In this prize-winning and best-selling new novel, Manon Steffan Ros not only explores the human capacity to find new strengths when faced with the need to survive, but also the structures and norms of the contemporary world.
Manon Steffan Ros was born in Rhiwlas, Snowdonia. After leaving school, she worked as an actress for a few years before becoming a writer.
Her first novel for adults Fel Aderyn, reached the shortlist for wales Book of the Year and her novel Blasu won the Fiction Prize of the 2013 Wales Book of the Year. Ros translated Blasu into English with the title The Seasoning and was published by Honno in 2015.

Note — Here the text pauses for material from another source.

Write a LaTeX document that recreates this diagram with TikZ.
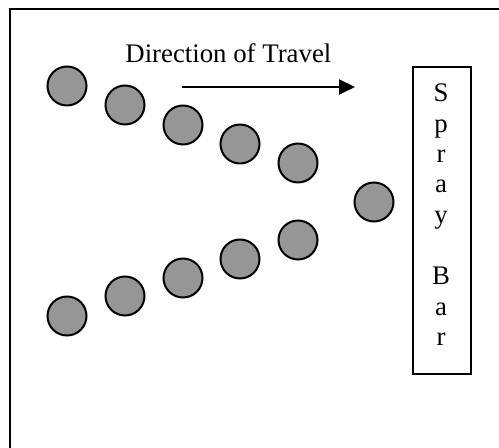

As well as her books for adults, Ros has found great acclaim in her children's writing. She has won the prestigious Tir Na N-Og prize for Welsh children's literature four times, with her novels Trwy'r Tonnau (2010), Prism (2012), Pluen (2017) and most recently Fi a Joe Allen (2019).
The Blue Book of Nebo won the Prose Medal at the 2018 Eisteddfod and won the triple crown of prizes at the 2019 Wales Book of the Year Award: the Aberystwyth University Fiction Award, the Golwg360 Barn y Bobl (People's Choice Award) and the Welsh-language Overall Winner.
She has won the drama prize at the Eisteddfod twice in 2005 and 2006, and her play, "Mwgsi," won a National Theatre Wales award in 2018. She lives in Tywyn, Meirionnydd with her sons.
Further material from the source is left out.